Old Borders, New Realities

The next President will confront a Middle East that looks nothing like the past

  • Illustration by Oliver Munday and John Custer for TIME

    This is going to be a rocky path," Barack Obama told 60 Minutes, referring to the turmoil in the Middle East. "There are going to be bumps in the road." The President was talking about the long-term struggle to move a region of historically repressed and undereducated people toward freedom, but long-term thinking is impermissible in presidential campaigns, and Mitt Romney called him on his bumps: "We had an ambassador assassinated. We had a Muslim Brotherhood member elected to the presidency of Egypt. Iran is that much closer to having the capacity to build a nuclear weapon." For good measure, the Romney campaign chided the President for appearing on The View but not meeting with foreign leaders during U.N. General Assembly week. These pokes, along with a smooth appearance on 60 Minutes, were part of a micro-renaissance Romney was experiencing as a candidate--several days without a goof--that perhaps only the press noticed as the Republican's poll numbers plummeted in crucial states.

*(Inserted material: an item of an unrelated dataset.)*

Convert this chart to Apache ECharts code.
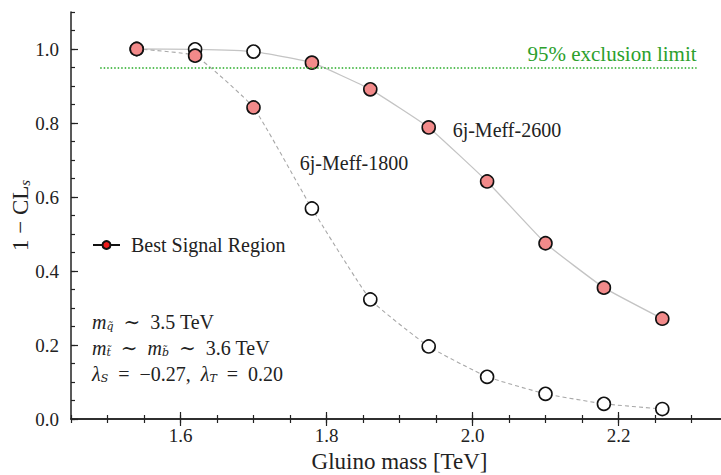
<!DOCTYPE html>
<html>
<head>
<meta charset="utf-8">
<script src="https://cdn.jsdelivr.net/npm/echarts@6/dist/echarts.min.js"></script>
</head>
<body style="margin:0">
<div id="main" style="width:721px;height:475px;"></div>
<script type="text/javascript">
// gluino mass points [TeV]
var mass = [1.54, 1.62, 1.70, 1.78, 1.86, 1.94, 2.02, 2.10, 2.18, 2.26];
// 1 - CLs of each signal region
var cls2600 = [1.0, 0.999, 0.993, 0.963, 0.891, 0.788, 0.642, 0.475, 0.355, 0.271];
var cls1800 = [1.0, 0.982, 0.842, 0.569, 0.323, 0.196, 0.114, 0.068, 0.041, 0.027];
// which region is best at each mass point
var bestSR = ['1800', '1800', '1800', '2600', '2600', '2600', '2600', '2600', '2600', '2600'];
var xTicks = [1.6, 1.8, 2.0, 2.2];
var yTicks = [0.0, 0.2, 0.4, 0.6, 0.8, 1.0];
var exclLimit = 0.95;
var exclRange = [1.49, 2.307];

var serif = "'Liberation Serif', 'DejaVu Serif', serif";
var ink = '#222';

var line2600 = [], line1800 = [], bestPts = [], otherPts = [];
for (var i = 0; i < mass.length; i++) {
    line2600.push([mass[i], cls2600[i]]);
    line1800.push([mass[i], cls1800[i]]);
    if (bestSR[i] === '2600') {
        bestPts.push([mass[i], cls2600[i]]);
        otherPts.push([mass[i], cls1800[i]]);
    } else {
        bestPts.push([mass[i], cls1800[i]]);
        otherPts.push([mass[i], cls2600[i]]);
    }
}

function xAx(pos, major, labels) {
    var a = {
        type: 'value', min: 1.45, max: 2.35, position: pos,
        axisLine: { show: major, lineStyle: { color: ink, width: 1.5 } },
        splitLine: { show: false },
        axisTick: { inside: true, length: major ? 7 : 4, lineStyle: { color: ink, width: 1.2 } },
        axisLabel: { show: false }
    };
    if (major) {
        a.axisTick.customValues = xTicks;
        a.axisLabel = { show: labels, customValues: xTicks, margin: 7, fontFamily: serif, fontSize: 19, color: ink,
            formatter: function (v) { return v.toFixed(1); } };
    } else {
        a.interval = 0.05;
    }
    if (labels) {
        a.name = 'Gluino mass [TeV]';
        a.nameLocation = 'middle';
        a.nameGap = 31;
        a.nameTextStyle = { fontFamily: serif, fontSize: 23, color: ink };
    }
    return a;
}
function yAx(pos, major, labels) {
    var a = {
        type: 'value', min: 0, max: 1.1, position: pos,
        axisLine: { show: major && pos === 'left', lineStyle: { color: ink, width: 1.5 } },
        splitLine: { show: false },
        axisTick: { inside: true, length: major ? 7 : 4, lineStyle: { color: ink, width: 1.2 } },
        axisLabel: { show: false }
    };
    if (major) {
        a.axisTick.customValues = yTicks;
        a.axisLabel = { show: labels, customValues: yTicks, margin: 12, fontFamily: serif, fontSize: 19, color: ink,
            formatter: function (v) { return v.toFixed(1); } };
    } else {
        a.interval = 0.05;
    }
    if (labels) {
        a.name = '1 − CL{s|s}';
        a.nameLocation = 'middle';
        a.nameGap = 39;
        a.nameMoveOverlap = false;
        a.nameTextStyle = { fontFamily: serif, fontSize: 23, color: ink,
            rich: { s: { fontFamily: serif, fontSize: 15, fontStyle: 'italic', color: ink, padding: [9, 0, 0, 0] } } };
    }
    return a;
}

var mathRich = {
    i: { fontFamily: serif, fontStyle: 'italic', fontSize: 20, fill: ink },
    sub: { fontFamily: "'DejaVu Serif', serif", fontStyle: 'italic', fontSize: 11, fill: ink, padding: [9, 0, 0, 0] },
    t: { fontFamily: serif, fontSize: 20, fill: ink }
};

var chart = echarts.init(document.getElementById('main'), null, { renderer: 'svg' });
var option = {
    backgroundColor: '#fff',
    animation: false,
    grid: { left: 71, top: 12, width: 657, height: 407, containLabel: false, outerBoundsMode: 'none' },
    legend: {
        left: 92, top: 235, padding: 0,
        itemWidth: 27, itemHeight: 10,
        textStyle: { fontFamily: serif, fontSize: 20, color: ink, padding: [0, 0, 0, 6] },
        data: ['Best Signal Region']
    },
    xAxis: [xAx('bottom', true, true), xAx('bottom', false, false), xAx('top', true, false), xAx('top', false, false)],
    yAxis: [yAx('left', true, true), yAx('left', false, false), yAx('right', true, false), yAx('right', false, false)],
    graphic: [{
        type: 'text', left: 92, top: 309,
        style: {
            text: '{i|m}{sub|q̃}{t|  ∼  3.5 TeV}\n{i|m}{sub|t̃}{t|  ∼  }{i|m}{sub|b̃}{t|  ∼  3.6 TeV}\n{i|λ}{sub|S}{t|  =  −0.27,  }{i|λ}{sub|T}{t|  =  0.20}',
            rich: mathRich, lineHeight: 26
        }
    }],
    series: [
        {
            name: '6j-Meff-2600', type: 'line', data: line2600, smooth: 0.12, showSymbol: false,
            lineStyle: { color: '#c4c4c4', width: 1.3, type: 'solid' }, z: 1,
            markPoint: {
                symbol: 'circle', symbolSize: 0,
                label: { show: true, position: 'right', distance: 0, fontFamily: serif, fontSize: 20, color: ink, formatter: '6j-Meff-2600' },
                data: [{ coord: [1.9728, 0.781] }]
            }
        },
        {
            name: '6j-Meff-1800', type: 'line', data: line1800, smooth: 0.12, showSymbol: false,
            lineStyle: { color: '#a8a8a8', width: 1.1, type: [4, 3] }, z: 1,
            markPoint: {
                symbol: 'circle', symbolSize: 0,
                label: { show: true, position: 'right', distance: 0, fontFamily: serif, fontSize: 20, color: ink, formatter: '6j-Meff-1800' },
                data: [{ coord: [1.7634, 0.692] }]
            },
            markLine: {
                silent: true, symbol: 'none',
                lineStyle: { color: '#22aa22', width: 1.5, type: [1.5, 2] },
                label: { show: true, position: 'insideEndTop', fontFamily: serif, fontSize: 21, color: '#2ca02c', formatter: '95% exclusion limit', distance: [0, 3] },
                data: [[{ coord: [exclRange[0], exclLimit] }, { coord: [exclRange[1], exclLimit] }]]
            }
        },
        {
            name: 'other', type: 'scatter', data: otherPts, symbol: 'circle', symbolSize: 13, z: 3,
            itemStyle: { color: '#fff', borderColor: '#111', borderWidth: 1.6, opacity: 1 }
        },
        {
            name: 'best', type: 'scatter', data: bestPts, symbol: 'circle', symbolSize: 13, z: 4,
            itemStyle: { color: '#f28a8a', borderColor: '#111', borderWidth: 1.6, opacity: 1 }
        },
        {
            name: 'Best Signal Region', type: 'line', data: [], symbol: 'circle', symbolSize: 8,
            lineStyle: { color: '#111', width: 1.3 },
            itemStyle: { color: '#ee1c1c', borderColor: '#111', borderWidth: 1 }
        }
    ]
};
chart.setOption(option);
</script>
</body>
</html>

    Obama's response to the Romney jabs came in an address to the General Assembly, one of the better speeches of his presidency. He celebrated the life of Ambassador Chris Stevens, by all accounts an exemplary man whose relentless humanity, as the President said, represented the exact opposite of the values embraced by his murderers. This was a "teachable moment," and Obama used it to explain what free speech--an absolute necessity for democracy--is all about. "As President of our country and Commander in Chief of our military, I accept that people are going to call me awful things every day," he said, to laughter, "and I will always defend their right to do so." He also condemned Mahmoud Ahmadinejad's annual Holocaust-denying clown show and warned the Iranians about their nuclear program in a way that even neoconservatives might consider acceptable.

    Obama's path through the Arab Spring has indeed been bumpy; any President's would have been. The days when the U.S. could manage events in the region through a network of local autocrats are over. But I found myself thinking that while Romney's nostalgia for a hegemonic past was clearly implausible, the President's patient hope for democracy might be overly optimistic as well. There is another possibility: regional chaos and, ultimately, a redrawing of the national borders that were imagined by Europeans at the end of World War I.